Eagle Huntress – Film Review by Pat V.
Director: Otto Bell
Stars: Aisholpan Nurgaiv, Daisy Ridley, Rys Nurgaiv
The huge budgets and seemingly endless resources available to many documentary-makers have perhaps made us a little blasé about the difficulties faced during the filming. David Attenborough, in the closing section of each episode of his nature series describes the long and arduous task involved in filming different sequences, and we can deduce, from the amount of time and number of people involved, how expensive it must have been to capture these unique shots.
British director, Otto Bell, did not have those kind of resources when he set about making this extraordinary film set in Mongolia. He was surfing the web when he saw photographs of a young Mongolian girl with a golden eagle flapping on her arm. Intrigued, he investigated further and discovered that the photos were taken by an Israeli photographer, Asher Svidensky, and that the girl had broken the cultural traditions of her tribe by becoming the first female eagle hunter, an ancient skill normally handed down from father to son.

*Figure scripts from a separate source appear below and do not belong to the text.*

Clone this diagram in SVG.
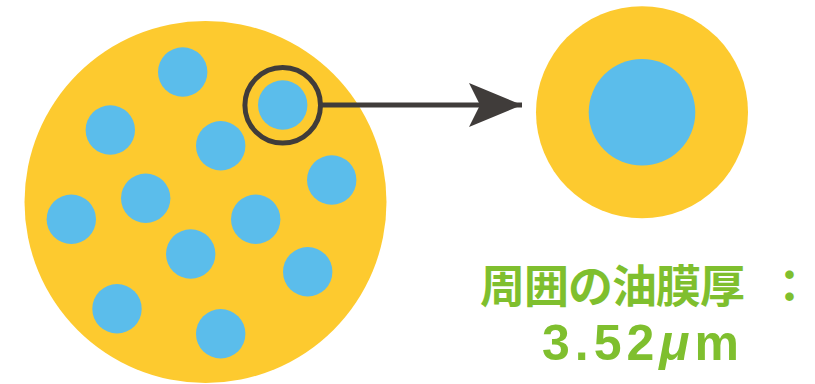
<svg xmlns="http://www.w3.org/2000/svg" width="815" height="384" viewBox="0 0 815 384">
<style>
.oil{fill:#fdca2f}
.drop{fill:#5bbdeb}
.lbl{fill:#7fbf2e;font-weight:bold}
.cjk{font-family:"Noto Sans CJK JP","Noto Sans CJK SC",sans-serif;font-size:45px}
.num{font-family:"Liberation Sans",Arial,sans-serif;font-size:50px;letter-spacing:5px}
</style>
<defs>
<marker id="ah" markerUnits="userSpaceOnUse" markerWidth="56" markerHeight="46" refX="53" refY="22" orient="auto">
<polygon points="53,22 0,0 11,22 0,44" fill="#403c3a"/>
</marker>
</defs>
<g id="emulsion">
<circle class="oil" cx="205.5" cy="202" r="181"/>
<circle class="drop" cx="182.7" cy="72" r="24.7"/>
<circle class="drop" cx="110.3" cy="130" r="24.7"/>
<circle class="drop" cx="282.7" cy="105" r="24.7"/>
<circle class="drop" cx="220.7" cy="145.7" r="24.7"/>
<circle class="drop" cx="331.7" cy="180" r="24.7"/>
<circle class="drop" cx="145.7" cy="198.3" r="24.7"/>
<circle class="drop" cx="71.3" cy="219.3" r="24.7"/>
<circle class="drop" cx="255.7" cy="219.3" r="24.7"/>
<circle class="drop" cx="190.7" cy="254" r="24.7"/>
<circle class="drop" cx="307.7" cy="271.7" r="24.7"/>
<circle class="drop" cx="117" cy="308.7" r="24.7"/>
<circle class="drop" cx="220.7" cy="333.7" r="24.7"/>
</g>
<g id="magnifier">
<circle cx="282.7" cy="105.3" r="37.8" fill="none" stroke="#403c3a" stroke-width="5"/>
</g>
<g id="connectors">
<line x1="320.5" y1="105" x2="522" y2="105" stroke="#403c3a" stroke-width="5" marker-end="url(#ah)"/>
</g>
<g id="droplet">
<circle class="oil" cx="642" cy="112.3" r="106"/>
<circle class="drop" cx="642" cy="112.3" r="53.3"/>
</g>
<g id="label">
<text class="lbl cjk" x="480" y="303" letter-spacing="-1">周囲の油膜厚<tspan x="767">：</tspan></text>
<text class="lbl num" x="542" y="360">3.52<tspan font-style="italic">μ</tspan>m</text>
</g>
</svg>
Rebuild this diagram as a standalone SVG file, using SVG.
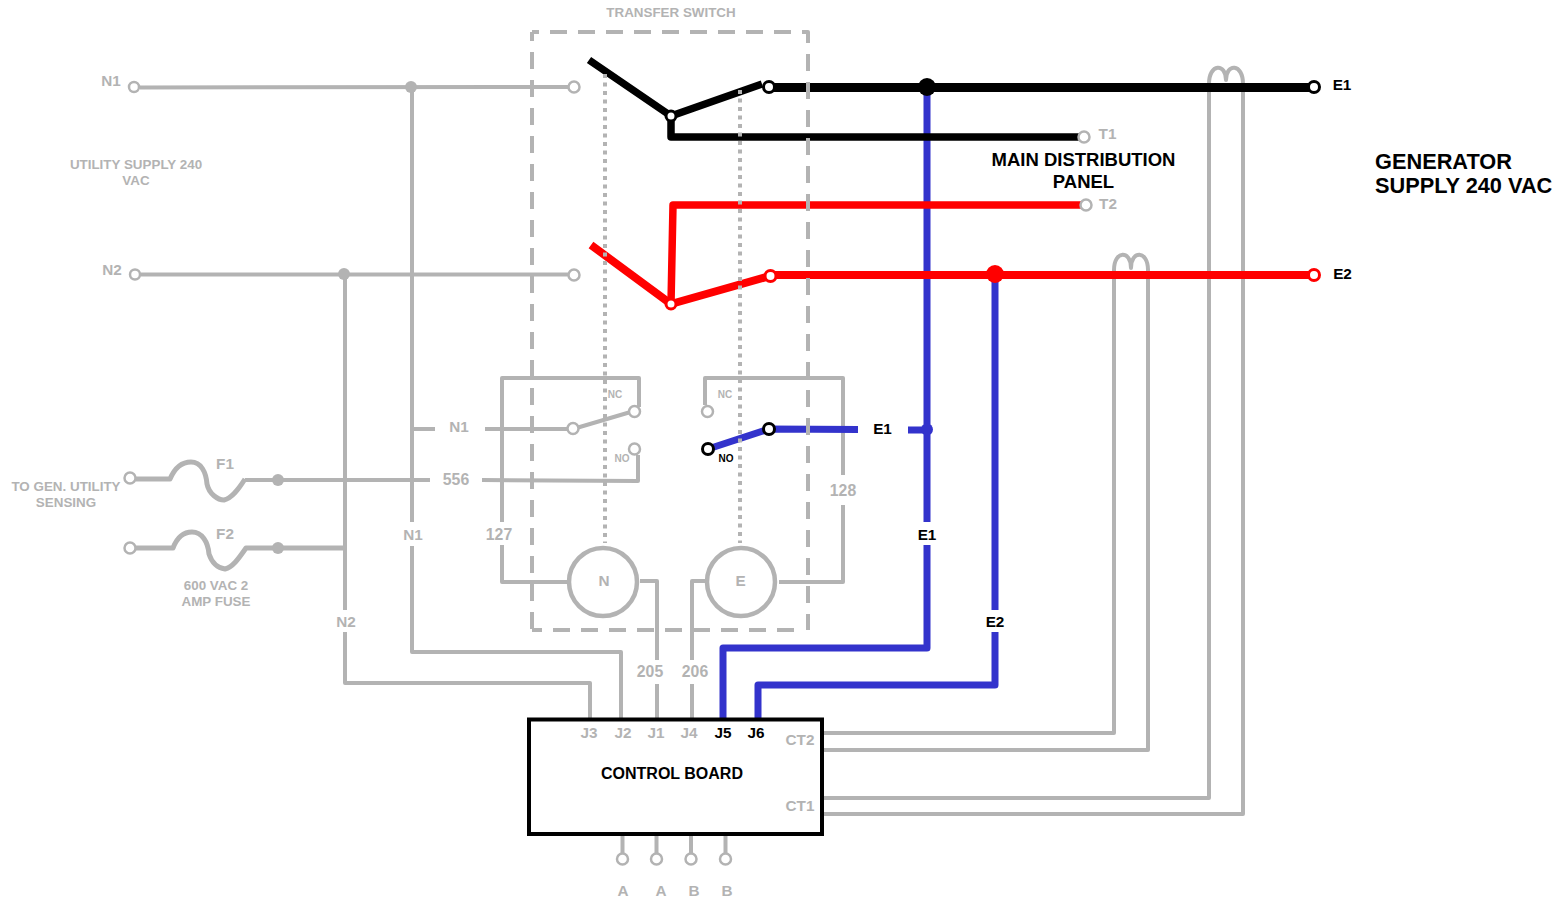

Investing all of his limited savings in the project, Bell, along with Svidensky and a cameraman, headed to Mongolia to trace the young girl, and the result of their expedition is this intriguing film. They found the 13 year old girl, Aisholpan, living with her family on a remote plain, part of the nomadic Kazakh community. Her father, like his ancestors before him, helped support his family by capturing and training eagles to hunt for rabbits and foxes, caught for their meat and skins. When Aisholpan showed an interest in following this tradition, she was encouraged by her father though the elders of the community were suspicious and opposed the idea that a woman should take on this challenge, until then mastered only by the most skilful men of the tribe.
Bells’ film is greatly helped by the guileless charm and winning smile of its heroine. Aisholpan is a ruddy-faced, cheerful teenager who seems to accept the limitations and challenges of the hand-to-mouth existence of her family without complaint or the sulks we often associate with Western teenagers. We see her here helping with the household chores, playing and chatting with her friends and, like any girl of her age, picking out her favourite clothes and painting her nails. However, we see the true grit of her character when she accompanies her father to go and capture a young eagle and is lowered over a rocky cliff to catch the bird single-handed.
The film follows the hard work involved in training the eagle to hunt and Aisholpan’s preparations to enter the annual Eagle Festival in spite of the resistance of the older tribesmen. There are no big surprises in the film but the stunning cinematography and the glimpse into a culture so different from our own always make it interesting to watch. Bell’s film is simple and straight-forward, we never doubt Aisholpan’s eventual success in her endeavours, and there is perhaps a certain tension lacking in the story but overall this is a beautifully made and interesting documentary.